Adam Henderson presents a thoughtful, passionate Thomas Mendip and enjoys his altercations with other members of the cast as much as he does his introspective moments. As the irascible Hebble Tyson, mayor of the small town of Cool Clary, beset with civic and domestic problems, Derek C. Carr dispenses and disposes in authoritative manner and is unused to being contradicted or questioned, particularly by itinerant ex- soldiers like Thomas Mendip.

Nicholas and Humphrey, his nephews, (Jaime Ogden and Matt Fentiman), rivals for not marrying Alizon Eliot (Tallulah Burton), are belligerent, quarreling siblings. The disputed prospective bride, however, wants neither of the brothers and absconds with a humble, much abused clerk, Richard (Adam Berquist). Diana Sandburg is the majestic, prosaic Margaret Devize, the mayor's sister who manages his household.

Thomas Mendip demands the mayor hang him, as he is tired of life and believes he has killed a man. Having no precedent for such a course, Hebble consults with legal advisor, Edward Tappercoom (John Harris), a local justice, who brings the voice of reason to the harassed mayor.


Outside, the citizens are noisily witch-hunting a young woman who has chosen to live a solitary life. Jennet Jourdemayne, gracefully and charmingly played by Alison Raine, appears in the mayor's house and is defended against the charge or witchery by Thomas. Tapercoom also advises the mayor against taking drastic action against the self possessed but frightened girl. To Margaret's dismay Jennet becomes a resident in the Hebble household. Abraham Jedidiah is the local, vague, viol carrying chaplain.

Before the mayor has taken any unwise action against either of his problem visitors, the eloping lovers return bringing with them Skipps, (Richard Strachan) a well known town drunkard. Dead drunk, not dead, is enough to stop Thomas hanging, as this is the man he believed his victim.

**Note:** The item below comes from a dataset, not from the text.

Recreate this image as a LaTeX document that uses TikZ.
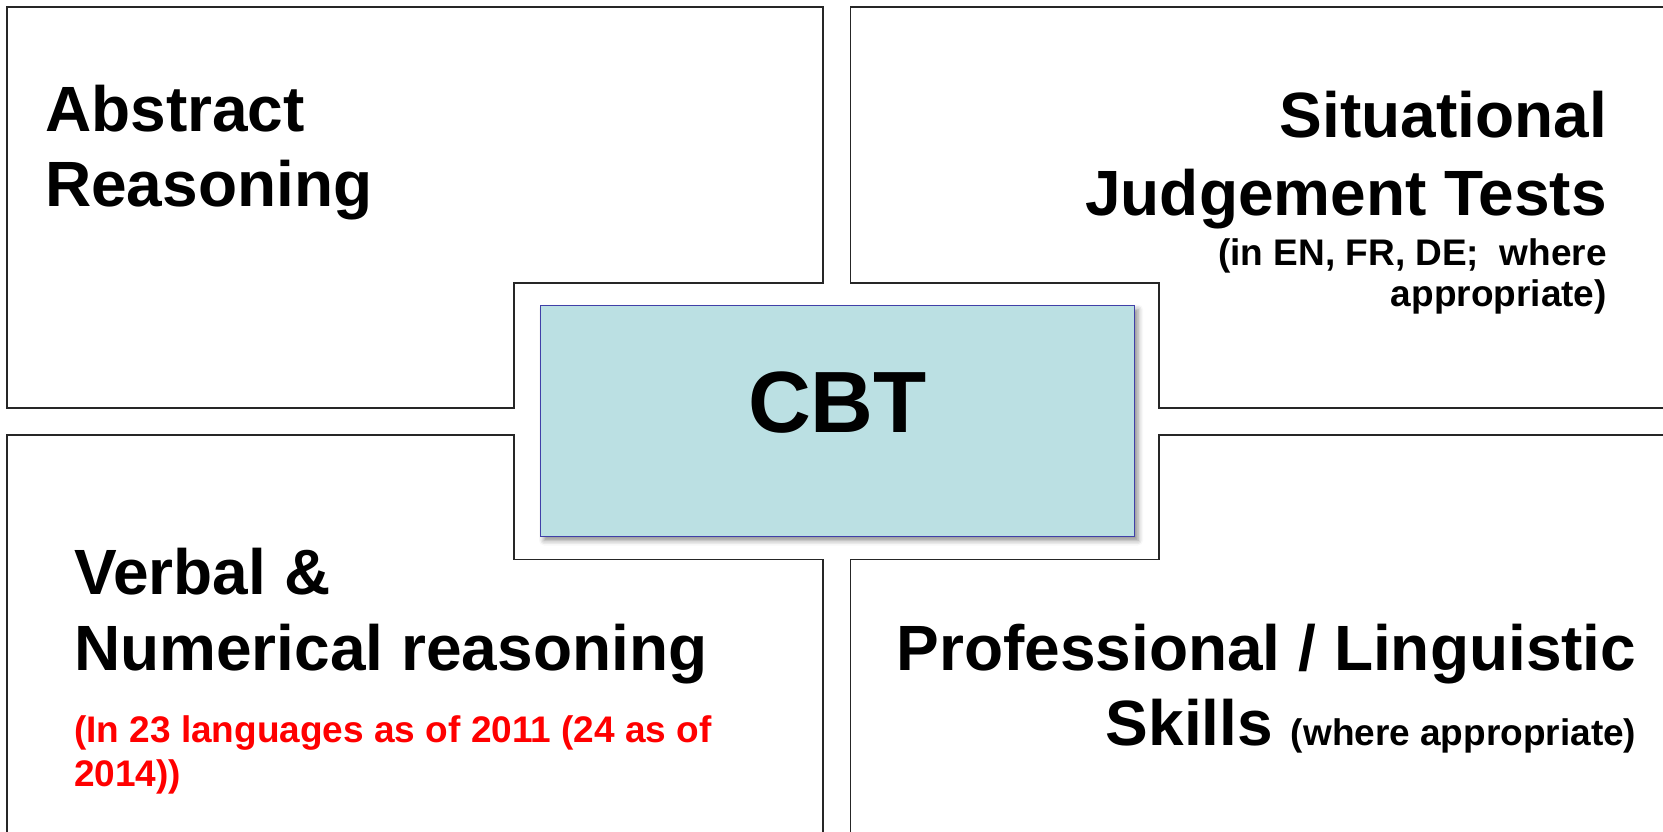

The household can return to its former state. There is work for the chaplain who must marry the repentant but still loving Richard and Alizon, and Thomas and Jennet have no more to do but realize, that they have been in love since their first meeting. So, all ends happily.

This is a very well directed production.  All the speech is clearly and intelligently delivered by the entire cast, who enjoy the poetic "ring of words". The play proceeds with energy and pace, and is well timed. A sense of enjoyment pervades the whole presentation.

This is an exceptionally good opening to the United Players 21st season, by a company whose work is always of a high standard. This time the Players have excelled themselves.

We look forward to the rest of the season. In the meantime this production is not to be missed. A great performance of a much neglected but great play.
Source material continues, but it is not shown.